In non-Self news, I next read a Bukowski. I was much younger, much more naive, and much, much, much less feminist when I read my first Bukowski, Post Office. Chinaski, the autobiographical protagonist in many of Bukowski’s novels, is a hard-drinking, hard-talking, hard-loving gentleman of letters who has as many hangovers in a year as he does female conquests. And he never seems to blink an eye. When I first encountered him all those years ago, I fancied myself quite in love for a while. Such freedom of spirit and expression. And the sex; so much sex. I was all sorts of taken with it. I had put off reading Women, the last in the Chinaski trilogy, for reasons I can’t quite remember now, but I picked it about a month ago. Dear Lord! What a fucking horrible man. How could I ever have had a soft spot for him? How could I ever have even have liked him!? Abusive, nasty, misogynistic, horrible, horrible man. That’s the point, of course, and exactly what we’re supposed to think of him, but still. Horrible! To hell with freedom and love and passion, the man’s a fucker and reading about his escapades was torturous (“I got drunk, I got up, I slept with some poor woman, I wrote a poem, I fell over, I got drunk, I got up, I slept with…”). I thought I was going to have to scrub myself with bleach to get rid of him from my mind, but it turns out he hadn’t infiltrated it all that deeply this time. Bukowski was certainly one of the most talented writers of his generation, and his depictions of ordinary, far-from-perfect lives were very affecting at times but MAN, I hate that Chinaski. By definition, I suppose I probably now hate that Bukowski too.

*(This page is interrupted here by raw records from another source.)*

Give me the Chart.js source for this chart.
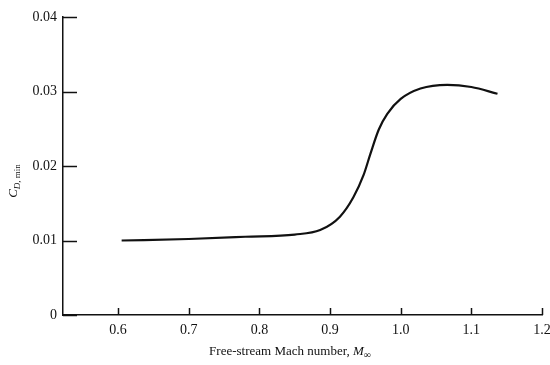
<!DOCTYPE html>
<html>
<head>
<meta charset="utf-8">
<script src="https://cdn.jsdelivr.net/npm/chart.js@4.4.1/dist/chart.umd.min.js"></script>
<style>
  html, body { margin: 0; padding: 0; background: #fff; }
  #wrap { width: 550px; height: 365px; }
</style>
</head>
<body>
<div id="wrap"><canvas id="Chart"></canvas></div>
<script>
// Free-stream Mach number vs minimum drag coefficient
const machValues = [0.605, 0.70, 0.78, 0.85, 0.886, 0.914, 0.933, 0.9475, 0.957, 0.969, 0.981, 1.00, 1.028, 1.066, 1.10, 1.137];
const cdMinValues = [0.0100, 0.0102, 0.0105, 0.0108, 0.0114, 0.0132, 0.0158, 0.0188, 0.0216, 0.0249, 0.0270, 0.0290, 0.0304, 0.0309, 0.0306, 0.0297];
const xTicks = [0.6, 0.7, 0.8, 0.9, 1.0, 1.1, 1.2];
const yTicks = [0, 0.01, 0.02, 0.03, 0.04];

const serif = "'Liberation Serif', 'DejaVu Serif', serif";

// inner tick marks + axis titles (italic symbols, subscripts)
const paperAxes = {
  id: "paperAxes",
  afterDraw(chart) {
    const { ctx, chartArea, scales } = chart;
    ctx.save();
    ctx.strokeStyle = "#111";
    ctx.lineWidth = 1.5;
    yTicks.forEach((v) => {
      const y = Math.round(scales.y.getPixelForValue(v)) + 0.5;
      ctx.beginPath();
      ctx.moveTo(chartArea.left, y);
      ctx.lineTo(chartArea.left + 14, y);
      ctx.stroke();
    });
    xTicks.forEach((v) => {
      const x = Math.round(scales.x.getPixelForValue(v)) + 0.5;
      ctx.beginPath();
      ctx.moveTo(x, chartArea.bottom);
      ctx.lineTo(x, chartArea.bottom - 7);
      ctx.stroke();
    });

    ctx.fillStyle = "#111";
    ctx.textBaseline = "alphabetic";
    // x title
    const part1 = "Free-stream Mach number, ";
    ctx.font = "13px " + serif;
    const w1 = ctx.measureText(part1).width;
    ctx.font = "italic 13px " + serif;
    const wM = ctx.measureText("M").width;
    ctx.font = "10px " + serif;
    const wInf = ctx.measureText("\u221E").width;
    let x0 = 290 - (w1 + wM + wInf) / 2;
    const yb = 355;
    ctx.font = "13px " + serif;
    ctx.fillText(part1, x0, yb);
    ctx.font = "italic 13px " + serif;
    ctx.fillText("M", x0 + w1, yb);
    ctx.font = "10px " + serif;
    ctx.fillText("\u221E", x0 + w1 + wM, yb + 3);

    // y title
    ctx.translate(17, 181);
    ctx.rotate(-Math.PI / 2);
    ctx.font = "italic 13px " + serif;
    const wC = ctx.measureText("C").width;
    ctx.font = "italic 9px " + serif;
    const wD = ctx.measureText("D").width;
    ctx.font = "9px " + serif;
    const wSub = ctx.measureText(", min").width;
    let sx = -(wC + wD + wSub) / 2;
    ctx.font = "italic 13px " + serif;
    ctx.fillText("C", sx, 0);
    ctx.font = "italic 9px " + serif;
    ctx.fillText("D", sx + wC, 3);
    ctx.font = "9px " + serif;
    ctx.fillText(", min", sx + wC + wD, 3);
    ctx.restore();
  },
};

new Chart(document.getElementById("Chart"), {
  type: "line",
  data: {
    datasets: [
      {
        data: machValues.map((m, i) => ({ x: m, y: cdMinValues[i] })),
        borderColor: "#111",
        borderWidth: 2.2,
        pointRadius: 0,
        fill: false,
        cubicInterpolationMode: "monotone",
      },
    ],
  },
  options: {
    responsive: true,
    maintainAspectRatio: false,
    animation: false,
    layout: { padding: { top: 17, right: 8, left: 0, bottom: 0 } },
    plugins: { legend: { display: false }, tooltip: { enabled: false } },
    scales: {
      x: {
        type: "linear",
        min: 0.522,
        max: 1.2,
        afterBuildTicks: (scale) => {
          scale.ticks = xTicks.map((v) => ({ value: v }));
        },
        afterFit: (scale) => {
          scale.height = 50;
          scale.paddingLeft = 0;
          scale.paddingRight = 0;
        },
        ticks: {
          color: "#111",
          padding: 7,
          font: { family: serif, size: 14 },
          callback: (v) => v.toFixed(1),
        },
        grid: { display: false, drawTicks: false },
        border: { display: true, color: "#111", width: 1.5 },
      },
      y: {
        type: "linear",
        min: 0,
        max: 0.04,
        afterBuildTicks: (scale) => {
          scale.ticks = yTicks.map((v) => ({ value: v }));
        },
        afterFit: (scale) => {
          scale.width = 63;
          scale.paddingTop = 0;
          scale.paddingBottom = 0;
        },
        ticks: {
          color: "#111",
          padding: 6,
          font: { family: serif, size: 14 },
          callback: (v) => (v === 0 ? "0" : v.toFixed(2)),
        },
        grid: { display: false, drawTicks: false },
        border: { display: true, color: "#111", width: 1.5 },
      },
    },
  },
  plugins: [paperAxes],
});
</script>
</body>
</html>
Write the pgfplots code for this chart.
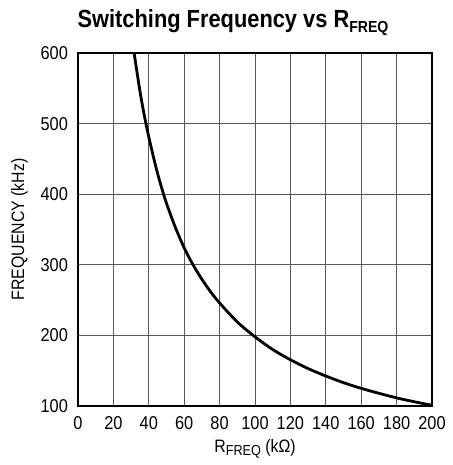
\documentclass[border=0pt]{standalone}
\usepackage{fontspec}
\setmainfont{Liberation Sans}[FakeStretch=0.88]
\usepackage{pgfplots}
\pgfplotsset{compat=1.18}
\newcommand{\sub}[1]{\raisebox{-0.35ex}{\fontsize{7.2}{8}\selectfont #1}}
\begin{document}
\begin{tikzpicture}
  \begin{axis}[
    at={(0pt,0pt)}, anchor=south west,
    scale only axis, width=177pt, height=176.5pt,
    xmin=0, xmax=200, ymin=100, ymax=600,
    xtick={0,20,...,200}, ytick={100,200,...,600},
    grid=major, major grid style={black!65, line width=0.5pt},
    major tick length=0pt,
    axis line style={line width=0.8pt},
    tick label style={font=\fontsize{9.3}{10}\selectfont},
    /pgf/number format/assume math mode=true,
    /pgf/number format/1000 sep={},
    xticklabel style={yshift=-1.5pt},
    yticklabel style={xshift=-1.5pt},
    xlabel={R\sub{FREQ} (kΩ)},
    ylabel={FREQUENCY (kHz)},
    label style={font=\fontsize{9}{10}\selectfont},
    xlabel style={yshift=2pt},
    ylabel style={yshift=-0.5pt},
  ]
    \addplot[black, line width=1.4pt, smooth] coordinates {
      (31.7,600) (35,546) (37.5,511) (40,481) (42.5,454) (45,429)
      (47.5,407) (50,387) (55,353) (60,324) (65,300) (70,279.5)
      (75,261.5) (80,246) (90,219) (100,198) (110,180) (120,165.5)
      (130,153) (140,142.5) (150,133) (160,125) (170,118) (180,111.5)
      (190,106) (200,101)
    };
  \end{axis}
  \node[anchor=base, font=\bfseries\fontsize{12.4}{14}\selectfont] at (77.5pt,189pt)
    {Switching Frequency vs R\sub{\bfseries\fontsize{8}{9}\selectfont FREQ}};
  \path[use as bounding box] (-39pt,-29.5pt) rectangle (185pt,203pt);
\end{tikzpicture}
\end{document}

2 responses to “tenderhooligan does a little bit of literaryism

  1. Heh. This sounds like something that’s been going on with me lately. I have all of these Ben Elton and Irvine Welsh books waiting to be read and I never have (and probably never will). Instead, my brother is at the stage (5 years younger than I) where he is devouring them. I’ve just totally grown out of them, just like I grew out of Margaret Atwood and Milan Kundera. I read three distinct genres now and sort of use a read-what-the-hell-I-feel-like approach: non-fiction (the more devastating the better); children or young adult; and standard book-club books.

    • That could be it. I may have just outgrown that particularly author. Nothing lasts forever, etc. Just so long as it doesn’t happen with all the authors I love! That would be too much!